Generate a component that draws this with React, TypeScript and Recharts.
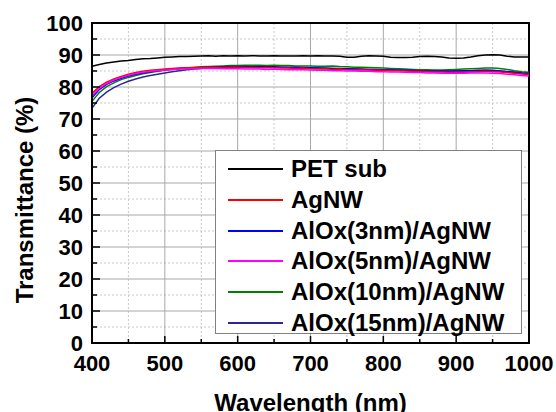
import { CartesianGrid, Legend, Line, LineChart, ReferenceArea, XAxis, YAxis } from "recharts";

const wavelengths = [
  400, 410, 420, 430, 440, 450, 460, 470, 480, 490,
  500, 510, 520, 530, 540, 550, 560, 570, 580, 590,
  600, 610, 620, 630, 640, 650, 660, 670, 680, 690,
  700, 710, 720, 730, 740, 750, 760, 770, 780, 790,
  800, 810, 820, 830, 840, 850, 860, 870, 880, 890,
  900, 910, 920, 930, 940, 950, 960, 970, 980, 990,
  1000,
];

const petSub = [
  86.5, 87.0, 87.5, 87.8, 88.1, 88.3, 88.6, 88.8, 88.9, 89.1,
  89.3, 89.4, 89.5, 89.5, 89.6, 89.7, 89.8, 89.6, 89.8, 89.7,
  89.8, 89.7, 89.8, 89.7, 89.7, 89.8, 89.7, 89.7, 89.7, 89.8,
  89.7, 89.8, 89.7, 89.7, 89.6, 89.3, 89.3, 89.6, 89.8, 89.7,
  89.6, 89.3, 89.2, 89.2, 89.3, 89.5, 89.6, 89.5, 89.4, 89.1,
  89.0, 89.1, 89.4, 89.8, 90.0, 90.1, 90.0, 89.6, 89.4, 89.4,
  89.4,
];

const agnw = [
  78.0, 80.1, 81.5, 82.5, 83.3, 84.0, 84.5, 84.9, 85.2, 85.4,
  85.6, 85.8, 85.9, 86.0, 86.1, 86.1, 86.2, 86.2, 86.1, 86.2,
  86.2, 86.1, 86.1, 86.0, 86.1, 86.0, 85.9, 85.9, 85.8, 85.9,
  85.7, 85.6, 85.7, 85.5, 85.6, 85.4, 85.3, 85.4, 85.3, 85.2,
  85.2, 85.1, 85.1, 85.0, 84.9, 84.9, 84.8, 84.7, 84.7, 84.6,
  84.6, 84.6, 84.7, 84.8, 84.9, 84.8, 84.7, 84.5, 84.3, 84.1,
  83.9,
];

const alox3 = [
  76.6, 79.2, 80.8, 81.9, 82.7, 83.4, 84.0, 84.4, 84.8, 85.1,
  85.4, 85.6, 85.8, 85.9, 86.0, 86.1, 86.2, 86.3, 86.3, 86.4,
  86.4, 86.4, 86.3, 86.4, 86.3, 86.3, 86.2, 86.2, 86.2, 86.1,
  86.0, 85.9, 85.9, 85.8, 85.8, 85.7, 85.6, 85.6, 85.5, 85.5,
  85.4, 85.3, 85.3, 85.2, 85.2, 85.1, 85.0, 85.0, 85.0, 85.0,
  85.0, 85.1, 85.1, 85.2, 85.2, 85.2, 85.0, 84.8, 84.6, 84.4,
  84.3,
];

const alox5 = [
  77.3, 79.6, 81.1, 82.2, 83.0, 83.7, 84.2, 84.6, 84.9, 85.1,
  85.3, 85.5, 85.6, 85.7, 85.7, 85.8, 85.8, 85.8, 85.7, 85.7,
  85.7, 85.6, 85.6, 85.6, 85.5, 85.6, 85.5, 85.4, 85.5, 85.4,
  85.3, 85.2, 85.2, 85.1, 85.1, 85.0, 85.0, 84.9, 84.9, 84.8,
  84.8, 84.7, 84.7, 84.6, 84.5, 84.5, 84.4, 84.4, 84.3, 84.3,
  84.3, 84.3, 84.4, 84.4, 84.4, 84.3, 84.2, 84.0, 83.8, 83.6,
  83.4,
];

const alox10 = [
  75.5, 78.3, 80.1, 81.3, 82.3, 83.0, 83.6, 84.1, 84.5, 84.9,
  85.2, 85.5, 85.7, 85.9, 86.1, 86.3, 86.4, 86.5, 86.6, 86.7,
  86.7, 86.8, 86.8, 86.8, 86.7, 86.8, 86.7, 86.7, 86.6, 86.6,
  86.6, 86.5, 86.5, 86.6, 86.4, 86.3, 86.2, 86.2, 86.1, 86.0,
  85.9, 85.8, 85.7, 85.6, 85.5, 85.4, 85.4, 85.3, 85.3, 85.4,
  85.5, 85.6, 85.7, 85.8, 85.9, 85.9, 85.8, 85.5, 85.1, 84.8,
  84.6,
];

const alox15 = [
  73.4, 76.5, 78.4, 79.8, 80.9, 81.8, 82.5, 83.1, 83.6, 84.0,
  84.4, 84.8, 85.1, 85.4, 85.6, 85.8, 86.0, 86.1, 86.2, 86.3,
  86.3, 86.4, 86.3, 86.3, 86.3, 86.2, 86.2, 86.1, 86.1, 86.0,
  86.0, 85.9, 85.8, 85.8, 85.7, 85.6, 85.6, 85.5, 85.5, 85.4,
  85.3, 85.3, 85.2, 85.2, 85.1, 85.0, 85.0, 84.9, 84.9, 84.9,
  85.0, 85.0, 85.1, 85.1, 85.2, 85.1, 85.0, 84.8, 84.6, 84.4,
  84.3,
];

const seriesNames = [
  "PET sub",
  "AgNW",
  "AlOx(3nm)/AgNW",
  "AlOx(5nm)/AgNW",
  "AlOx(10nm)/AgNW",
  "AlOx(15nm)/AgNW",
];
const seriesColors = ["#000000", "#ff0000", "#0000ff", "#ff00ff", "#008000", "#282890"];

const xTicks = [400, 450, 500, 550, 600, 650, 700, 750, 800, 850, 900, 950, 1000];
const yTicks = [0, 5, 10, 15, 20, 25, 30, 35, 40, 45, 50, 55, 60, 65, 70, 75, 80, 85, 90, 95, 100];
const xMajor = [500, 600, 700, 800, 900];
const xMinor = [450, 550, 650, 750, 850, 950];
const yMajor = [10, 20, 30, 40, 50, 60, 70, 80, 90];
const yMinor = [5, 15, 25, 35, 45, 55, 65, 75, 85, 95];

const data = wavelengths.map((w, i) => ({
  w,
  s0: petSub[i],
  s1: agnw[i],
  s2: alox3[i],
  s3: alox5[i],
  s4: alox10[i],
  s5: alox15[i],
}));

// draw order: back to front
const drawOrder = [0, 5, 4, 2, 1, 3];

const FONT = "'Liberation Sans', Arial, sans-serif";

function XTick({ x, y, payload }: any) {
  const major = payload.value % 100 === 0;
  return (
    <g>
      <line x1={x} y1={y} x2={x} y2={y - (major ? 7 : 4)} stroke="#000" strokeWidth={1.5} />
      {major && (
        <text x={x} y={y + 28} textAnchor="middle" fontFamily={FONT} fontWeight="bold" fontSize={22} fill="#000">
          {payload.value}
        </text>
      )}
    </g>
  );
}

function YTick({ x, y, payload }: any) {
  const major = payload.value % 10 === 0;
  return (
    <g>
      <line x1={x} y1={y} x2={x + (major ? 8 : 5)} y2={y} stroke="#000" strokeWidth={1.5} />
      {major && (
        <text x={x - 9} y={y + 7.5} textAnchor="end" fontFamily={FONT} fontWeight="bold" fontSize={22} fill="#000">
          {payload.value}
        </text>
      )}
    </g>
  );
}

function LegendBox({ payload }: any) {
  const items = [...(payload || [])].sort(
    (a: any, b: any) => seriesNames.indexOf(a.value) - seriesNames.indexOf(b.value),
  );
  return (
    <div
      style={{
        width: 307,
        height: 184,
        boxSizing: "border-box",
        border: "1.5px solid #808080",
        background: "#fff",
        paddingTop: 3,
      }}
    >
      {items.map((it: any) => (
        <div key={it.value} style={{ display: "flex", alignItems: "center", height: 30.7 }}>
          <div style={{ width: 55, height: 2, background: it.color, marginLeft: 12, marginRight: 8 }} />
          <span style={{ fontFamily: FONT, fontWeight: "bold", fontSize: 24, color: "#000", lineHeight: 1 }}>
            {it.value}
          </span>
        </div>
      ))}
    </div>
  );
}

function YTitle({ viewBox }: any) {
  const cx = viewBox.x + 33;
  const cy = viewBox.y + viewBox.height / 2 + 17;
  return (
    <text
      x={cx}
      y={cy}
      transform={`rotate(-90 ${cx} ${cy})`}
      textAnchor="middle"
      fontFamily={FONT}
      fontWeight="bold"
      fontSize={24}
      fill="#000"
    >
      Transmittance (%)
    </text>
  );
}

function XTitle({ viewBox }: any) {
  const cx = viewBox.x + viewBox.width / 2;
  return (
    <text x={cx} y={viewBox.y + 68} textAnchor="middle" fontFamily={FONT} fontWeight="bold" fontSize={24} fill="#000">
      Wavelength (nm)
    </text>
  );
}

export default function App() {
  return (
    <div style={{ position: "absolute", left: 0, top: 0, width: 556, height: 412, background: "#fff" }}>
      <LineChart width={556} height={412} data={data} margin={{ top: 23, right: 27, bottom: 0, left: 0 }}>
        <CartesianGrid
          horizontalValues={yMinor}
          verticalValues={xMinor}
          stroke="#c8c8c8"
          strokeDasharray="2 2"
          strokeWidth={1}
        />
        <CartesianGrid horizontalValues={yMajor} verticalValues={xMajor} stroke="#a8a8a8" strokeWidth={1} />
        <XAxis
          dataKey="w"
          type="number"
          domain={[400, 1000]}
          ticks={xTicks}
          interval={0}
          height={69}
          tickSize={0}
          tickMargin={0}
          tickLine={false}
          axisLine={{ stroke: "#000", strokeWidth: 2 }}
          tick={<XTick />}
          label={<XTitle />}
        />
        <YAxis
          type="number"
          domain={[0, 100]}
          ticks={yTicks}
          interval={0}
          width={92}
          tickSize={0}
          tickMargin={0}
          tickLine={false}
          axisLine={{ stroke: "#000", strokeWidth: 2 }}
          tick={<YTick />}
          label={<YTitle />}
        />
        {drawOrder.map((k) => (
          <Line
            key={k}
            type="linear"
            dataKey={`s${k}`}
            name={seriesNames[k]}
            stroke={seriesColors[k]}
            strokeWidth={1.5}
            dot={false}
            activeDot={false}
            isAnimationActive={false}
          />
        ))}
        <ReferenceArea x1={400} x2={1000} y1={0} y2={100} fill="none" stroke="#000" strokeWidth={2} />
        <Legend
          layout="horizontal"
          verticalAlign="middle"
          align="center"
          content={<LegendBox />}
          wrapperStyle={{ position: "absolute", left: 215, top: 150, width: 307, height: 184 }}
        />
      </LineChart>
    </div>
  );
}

○ ○ ○ ○

● **What to do**:
Leave out the pictures, then repeat the listing above exactly from its first line to the line with "ReferenceArea, XAxis, YAxis", inclusive.

● **Right answer**:
Generate a component that draws this with React, TypeScript and Recharts.
import { CartesianGrid, Legend, Line, LineChart, ReferenceArea, XAxis, YAxis } from "recharts";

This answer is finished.